Eric Ashleman, President and Chief Executive Officer
"Organic revenue growth of 5% was better than we forecasted, with notable strength in HST. Adjusted EBITDA margin expanded 50 basis points year over year on productivity improvements, positive volume leverage, and positive price cost, partially offset by mix."
Sean Gillen, Chief Financial Officer
Strategic Positioning
1. HST as the Growth Engine
The HST segment, now consistently delivering double-digit order and revenue growth, is the centerpiece of IDEX’s strategic pivot. Backlog expansion and customer co-engineering in data center, semiconductor, and space and defense applications provide rare multi-year demand visibility. Management highlighted that “many of their wins have long multi-year tails that point to really nice growth over time.”
2. 80-20 Strategy Refined
IDEX’s 80-20 methodology, which focuses resources on the highest-value customers and markets, is now being deployed not just for margin improvement but as a deliberate growth tool. By doubling down on fewer, higher-potential customers and platforms, IDEX is creating a flywheel effect that compounds growth and margin expansion.
3. Portfolio Simplification and Capital Allocation
Active portfolio management has allowed IDEX to reallocate capital and talent toward secular growth areas, while pruning lower-value or lower-margin activities.
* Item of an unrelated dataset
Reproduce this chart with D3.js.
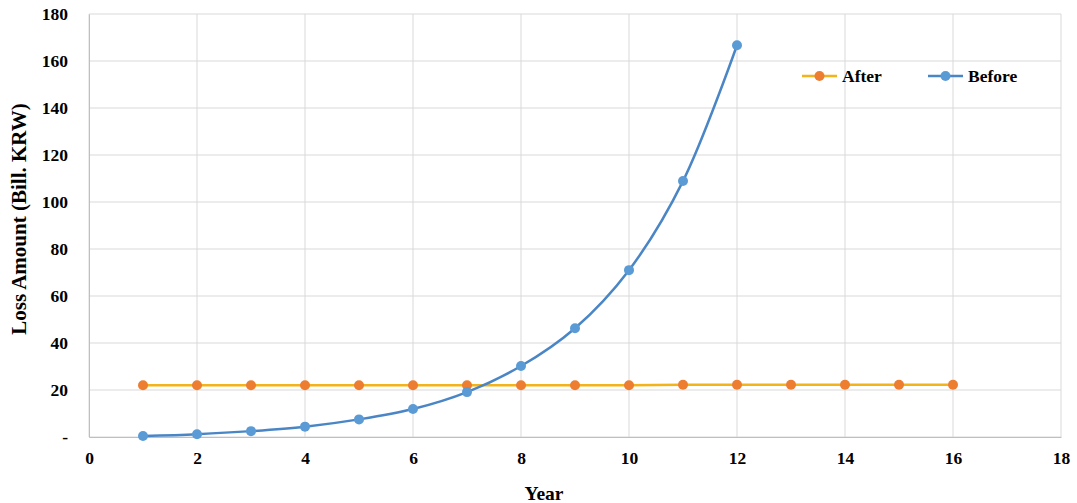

The company maintains a balanced approach: organic investment, bolt-on M&A, and steady capital return via buybacks and dividends. The $76 million in Q1 share repurchases is expected to continue quarterly through 2026.
4. M&A Integration and Moat Building
Recent acquisitions (such as Muon and Mott) have taken time to ramp but are now contributing to growth in core markets. Management views the slow initial uptake as a competitive moat, citing the “defensibility of people that are super risk-averse” and the value of trusted partnerships in mission-critical applications.
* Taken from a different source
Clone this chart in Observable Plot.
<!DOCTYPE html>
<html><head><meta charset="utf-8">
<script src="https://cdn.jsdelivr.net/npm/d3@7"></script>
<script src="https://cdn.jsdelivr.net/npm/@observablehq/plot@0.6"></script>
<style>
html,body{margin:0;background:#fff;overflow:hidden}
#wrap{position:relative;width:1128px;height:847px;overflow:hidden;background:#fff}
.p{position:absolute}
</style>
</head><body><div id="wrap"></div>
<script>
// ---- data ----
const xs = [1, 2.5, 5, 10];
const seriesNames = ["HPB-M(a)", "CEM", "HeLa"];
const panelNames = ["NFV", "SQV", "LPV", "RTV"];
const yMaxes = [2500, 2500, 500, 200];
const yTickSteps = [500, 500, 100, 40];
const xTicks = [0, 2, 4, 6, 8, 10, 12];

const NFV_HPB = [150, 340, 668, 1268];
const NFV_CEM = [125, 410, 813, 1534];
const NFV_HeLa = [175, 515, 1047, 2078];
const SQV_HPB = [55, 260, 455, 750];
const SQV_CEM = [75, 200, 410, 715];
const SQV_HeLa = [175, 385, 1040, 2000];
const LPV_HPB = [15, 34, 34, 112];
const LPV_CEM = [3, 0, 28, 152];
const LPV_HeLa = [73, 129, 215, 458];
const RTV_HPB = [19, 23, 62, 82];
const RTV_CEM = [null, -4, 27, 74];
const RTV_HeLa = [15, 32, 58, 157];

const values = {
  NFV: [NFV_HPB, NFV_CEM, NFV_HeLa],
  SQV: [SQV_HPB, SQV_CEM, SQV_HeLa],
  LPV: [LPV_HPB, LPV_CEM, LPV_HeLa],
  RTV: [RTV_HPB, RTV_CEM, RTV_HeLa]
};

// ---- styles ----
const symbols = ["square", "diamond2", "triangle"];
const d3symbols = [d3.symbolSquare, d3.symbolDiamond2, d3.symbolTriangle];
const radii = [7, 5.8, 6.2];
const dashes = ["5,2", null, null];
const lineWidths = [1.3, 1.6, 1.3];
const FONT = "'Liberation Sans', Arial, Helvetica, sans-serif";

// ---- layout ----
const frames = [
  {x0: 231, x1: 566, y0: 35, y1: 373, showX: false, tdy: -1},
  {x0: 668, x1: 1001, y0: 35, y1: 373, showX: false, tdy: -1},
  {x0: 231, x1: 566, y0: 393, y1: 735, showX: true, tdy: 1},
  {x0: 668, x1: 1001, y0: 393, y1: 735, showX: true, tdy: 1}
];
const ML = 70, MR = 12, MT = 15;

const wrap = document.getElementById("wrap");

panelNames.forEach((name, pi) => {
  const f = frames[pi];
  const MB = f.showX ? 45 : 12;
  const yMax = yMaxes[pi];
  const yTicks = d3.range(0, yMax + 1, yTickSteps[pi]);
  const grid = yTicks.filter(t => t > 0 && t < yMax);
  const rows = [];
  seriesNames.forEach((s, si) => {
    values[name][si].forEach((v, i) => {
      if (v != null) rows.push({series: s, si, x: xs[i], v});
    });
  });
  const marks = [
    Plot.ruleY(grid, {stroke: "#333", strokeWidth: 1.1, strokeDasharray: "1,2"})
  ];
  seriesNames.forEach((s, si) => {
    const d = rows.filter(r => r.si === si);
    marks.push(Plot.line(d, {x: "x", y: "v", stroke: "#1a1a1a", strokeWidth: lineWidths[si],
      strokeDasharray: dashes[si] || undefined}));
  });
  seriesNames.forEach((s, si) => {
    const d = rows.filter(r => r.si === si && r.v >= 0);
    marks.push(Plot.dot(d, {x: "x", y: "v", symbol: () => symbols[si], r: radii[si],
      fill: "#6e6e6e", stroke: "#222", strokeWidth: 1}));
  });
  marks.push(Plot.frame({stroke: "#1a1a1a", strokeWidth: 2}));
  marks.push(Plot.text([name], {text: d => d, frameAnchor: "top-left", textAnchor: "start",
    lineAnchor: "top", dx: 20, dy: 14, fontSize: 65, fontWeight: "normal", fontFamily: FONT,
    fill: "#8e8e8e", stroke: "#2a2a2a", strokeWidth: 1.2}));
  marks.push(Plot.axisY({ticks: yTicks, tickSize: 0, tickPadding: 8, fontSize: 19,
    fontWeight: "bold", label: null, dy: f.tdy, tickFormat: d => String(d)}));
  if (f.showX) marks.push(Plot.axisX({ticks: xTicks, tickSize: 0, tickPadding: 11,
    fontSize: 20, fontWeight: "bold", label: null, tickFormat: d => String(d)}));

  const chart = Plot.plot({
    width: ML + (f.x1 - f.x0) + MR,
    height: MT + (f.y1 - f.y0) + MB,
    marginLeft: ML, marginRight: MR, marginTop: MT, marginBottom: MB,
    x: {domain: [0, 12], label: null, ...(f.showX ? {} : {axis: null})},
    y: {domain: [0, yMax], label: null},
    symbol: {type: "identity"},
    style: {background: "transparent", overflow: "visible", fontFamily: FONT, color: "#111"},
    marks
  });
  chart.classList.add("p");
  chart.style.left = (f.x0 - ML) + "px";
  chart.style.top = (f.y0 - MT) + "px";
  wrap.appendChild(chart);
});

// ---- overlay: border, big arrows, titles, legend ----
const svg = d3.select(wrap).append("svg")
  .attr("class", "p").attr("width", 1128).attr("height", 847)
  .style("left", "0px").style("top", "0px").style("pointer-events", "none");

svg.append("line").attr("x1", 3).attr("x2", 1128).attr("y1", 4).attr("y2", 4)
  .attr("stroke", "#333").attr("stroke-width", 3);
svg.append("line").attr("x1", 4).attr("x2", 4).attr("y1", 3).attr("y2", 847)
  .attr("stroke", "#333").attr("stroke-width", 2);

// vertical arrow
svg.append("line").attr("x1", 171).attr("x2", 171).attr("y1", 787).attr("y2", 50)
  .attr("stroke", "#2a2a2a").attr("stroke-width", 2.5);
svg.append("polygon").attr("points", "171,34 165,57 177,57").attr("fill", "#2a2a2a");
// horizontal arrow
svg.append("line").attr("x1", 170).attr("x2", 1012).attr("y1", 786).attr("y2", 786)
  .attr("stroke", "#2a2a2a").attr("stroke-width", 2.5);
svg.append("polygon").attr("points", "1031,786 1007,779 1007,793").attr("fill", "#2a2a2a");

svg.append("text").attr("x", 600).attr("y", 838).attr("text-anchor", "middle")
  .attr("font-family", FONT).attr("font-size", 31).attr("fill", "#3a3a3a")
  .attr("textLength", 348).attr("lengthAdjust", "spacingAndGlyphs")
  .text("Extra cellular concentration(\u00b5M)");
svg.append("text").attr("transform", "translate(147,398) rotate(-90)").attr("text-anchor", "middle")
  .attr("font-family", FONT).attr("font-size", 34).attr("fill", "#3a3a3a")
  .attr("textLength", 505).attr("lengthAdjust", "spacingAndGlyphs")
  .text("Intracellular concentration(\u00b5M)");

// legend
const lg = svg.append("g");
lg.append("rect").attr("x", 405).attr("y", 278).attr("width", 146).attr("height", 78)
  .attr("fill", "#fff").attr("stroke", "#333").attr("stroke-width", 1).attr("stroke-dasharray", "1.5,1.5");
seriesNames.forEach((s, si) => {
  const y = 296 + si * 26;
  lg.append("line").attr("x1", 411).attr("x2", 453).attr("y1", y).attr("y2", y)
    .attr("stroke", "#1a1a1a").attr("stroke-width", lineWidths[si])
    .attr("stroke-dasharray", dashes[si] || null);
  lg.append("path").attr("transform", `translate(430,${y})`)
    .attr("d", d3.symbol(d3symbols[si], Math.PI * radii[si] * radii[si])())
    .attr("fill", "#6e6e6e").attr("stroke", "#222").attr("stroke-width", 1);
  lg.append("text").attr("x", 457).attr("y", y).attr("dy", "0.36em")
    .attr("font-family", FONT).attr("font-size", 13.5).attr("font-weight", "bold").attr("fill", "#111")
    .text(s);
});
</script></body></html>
5. Industrial and Water Platform Resilience
In FMT, municipal water and mining exposures are providing stability and incremental growth, with high-purity water for semiconductors reversing from a headwind to a tailwind. However, chemical and core energy exposures remain fragmented and subject to short-cycle volatility.
Key Considerations
IDEX’s Q1 demonstrates the company’s secular shift toward high-visibility, high-value markets, but also exposes the uneven recovery in legacy industrial segments. The strategic context is one of disciplined portfolio focus, operational integration, and selective capital deployment.
Key Considerations:
- Secular Demand Tailwinds: Growth in data center, semiconductor, and space and defense is driving outsized performance and backlog in HST.
- Margin Leverage from Acquisitions: Margin expansion in HST depends on raising acquired business profitability through 80-20 actions and mix improvement.
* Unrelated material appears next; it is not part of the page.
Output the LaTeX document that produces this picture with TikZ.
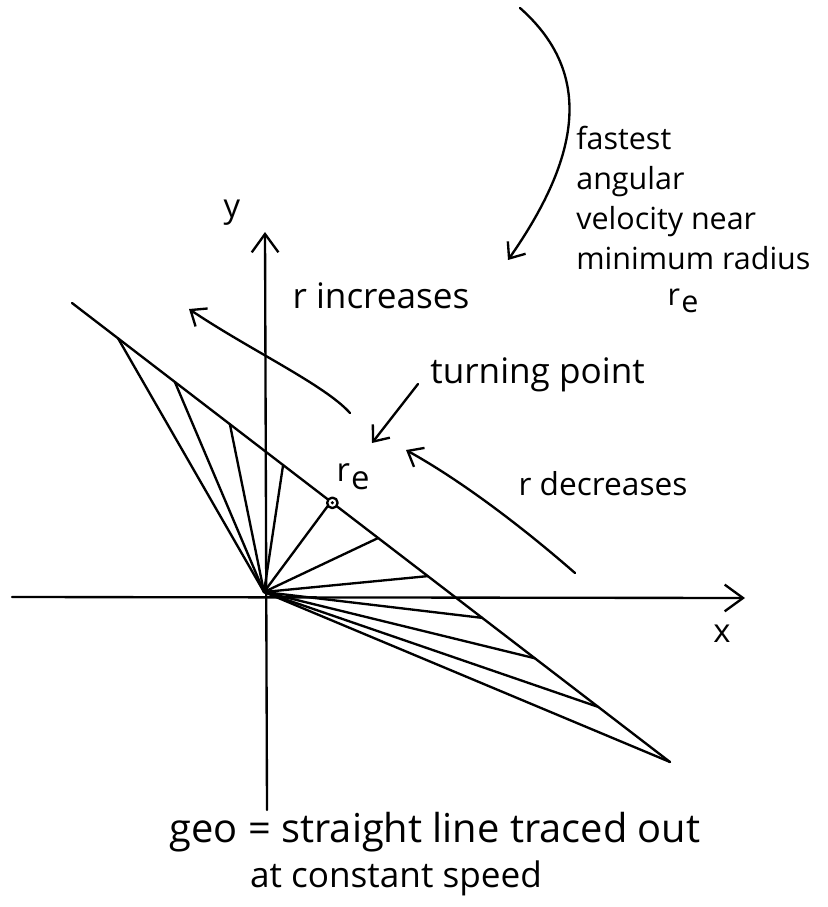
\documentclass[tikz,border=0pt]{standalone}
\usepackage{fontspec}
\setmainfont{Open Sans}
\usetikzlibrary{arrows.meta,calc,positioning}
\newcommand{\rsube}{r\kern1pt\raisebox{-0.45ex}{e}}

\begin{document}
\begin{tikzpicture}[x=0.03cm,y=-0.03cm,line width=2pt,line cap=round,line join=round,
  every node/.style={inner sep=1pt,font=\fontsize{28}{32}\selectfont},
  arr/.style={-{Straight Barb[length=4mm,width=6.5mm]}},
  axarr/.style={-{Straight Barb[length=5.5mm,width=8mm]}}]
\useasboundingbox (0,0) rectangle (827,907);
% axes
\coordinate (O) at (264,592);
\coordinate (xl) at (12,597);
\coordinate (xr) at (745,598);
\coordinate (yb) at (267,810);
\coordinate (yt) at (265,232);
\draw[axarr] (xl) -- (xr);
\draw[axarr] (yb) -- (yt);
\node (ylab) at (232,213) {y};
\node (xlab) at (722,634) {x};
% geodesic and radius vectors
\coordinate (A) at (72,303);
\coordinate (B) at (670,762);
\draw (A) -- (B);
\foreach \t in {0.077,0.172,0.264,0.353,0.433,0.512,0.595,0.686,0.774,0.880,1}
  \draw (O) -- ($(A)!\t!(B)$);
\coordinate (re) at ($(A)!(O)!(B)$);
\draw[fill=white] (re) circle[radius=4.5pt];
\fill (re) circle[radius=1.5pt];
\node (rdot) at (353,477) {\rsube};
% labels
\node[font=\fontsize{30}{36}\selectfont] (inc) at (381,296) {r increases};
\node[font=\fontsize{27}{30}\selectfont] (dec) at (603,484) {r decreases};
\node[anchor=west,font=\fontsize{30}{36}\selectfont] (tp) at (428,375) {turning point};
\node[anchor=north west,align=left,font=\fontsize{26}{34}\selectfont] (fast) at (574,124)
  {fastest\\angular\\velocity near\\minimum radius};
\node[font=\fontsize{26}{30}\selectfont] (rmin) at (683,301) {\rsube};
% arrows
\coordinate (inc1) at (350,413);
\coordinate (inc2) at (189,309);
\draw[arr] (inc1) .. controls (325,385) and (250,350) .. (inc2);
\coordinate (dec1) at (575,573);
\coordinate (dec2) at (406,450);
\draw[arr] (dec1) .. controls (520,525) and (460,480) .. (dec2);
\coordinate (tpa) at (372,443);
\draw[arr] ([shift={(-10,9)}]tp.west) -- (tpa);
\coordinate (cs) at (520,8);
\coordinate (ce) at (508,260);
\draw[arr] (cs) .. controls (590,70) and (585,150) .. (ce);
% caption
\node[font=\fontsize{34}{40}\selectfont] (geo) at (435,832) {geo = straight line traced out};
\node[font=\fontsize{30}{34}\selectfont] (speed) at (396,878) {at constant speed};
\end{tikzpicture}
\end{document}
- Industrial Uncertainty: FMT and FSDP order trends improved sequentially, but management maintains a flat outlook due to macro and geopolitical caution.
- Balanced Capital Deployment: Ongoing share repurchases and bolt-on M&A are supported by strong liquidity and cash flow discipline.
- Operational Agility: The component-oriented business model enables rapid reallocation of capital and talent as demand shifts across markets.
Risks
IDEX faces ongoing risks from macroeconomic and geopolitical volatility, particularly in short-cycle industrial and chemical end markets. Margin expansion in HST is contingent on successful integration and margin lift of acquired businesses, while any slowdown in secular growth markets could pressure both backlog and visibility. Tariff and cost inflation remain watchpoints, though management expects limited net impact from current policies.
Forward Outlook
For Q2 2026, IDEX guided to:
- Organic growth of 3 to 4%
- Adjusted EBITDA margin of 26.5% to 27%
- Adjusted EPS of $2.07 to $2.12
For full-year 2026, management raised guidance:
- Organic growth of 3 to 4% (from 1 to 2%)
- Adjusted EBITDA margin unchanged at 26.5% to 27%
- Adjusted EPS of $8.35 to $8.55 (up 20 cents)
Management cited HST backlog and secular demand as key drivers, while maintaining conservative assumptions for FMT and FSDP due to industrial uncertainty and geopolitical risk. No incremental price increases are currently planned, but pricing actions remain a lever if cost pressures reemerge.
Takeaways
IDEX’s Q1 results reinforce the company’s transformation into a secular growth and high-visibility backlog story, with HST now the dominant driver of both momentum and guidance upgrades.
- HST Backlog Visibility: Multi-year demand signals in data center, semi, and defense create a rare growth runway and margin expansion opportunity.
- Portfolio Discipline: 80-20 focus and M&A integration are sharpening both operational execution and capital allocation.
- Industrial Watchpoints: Investors should monitor for inflection in FMT and FSDP as macro and geopolitical uncertainty persists, and track the pace of margin improvement in acquired businesses.
Conclusion
IDEX’s Q1 2026 marks a clear inflection in backlog-driven visibility and secular growth, led by HST’s outperformance. While industrial recovery remains uneven, the company’s disciplined portfolio focus and operational agility position it to capitalize on durable market trends and margin expansion opportunities.
Industry Read-Through
IDEX’s results highlight the accelerating divergence between secular growth platforms and legacy industrial exposures in the diversified industrials sector. Data center, semiconductor, and space and defense demand are driving backlog visibility and premium valuation for suppliers with critical components and systems. Water infrastructure and high-purity applications are emerging as resilient growth vectors, while chemical and traditional industrial markets remain susceptible to macro and geopolitical volatility. Peers with similar portfolio pivots and disciplined capital allocation are likely to outperform in the current environment.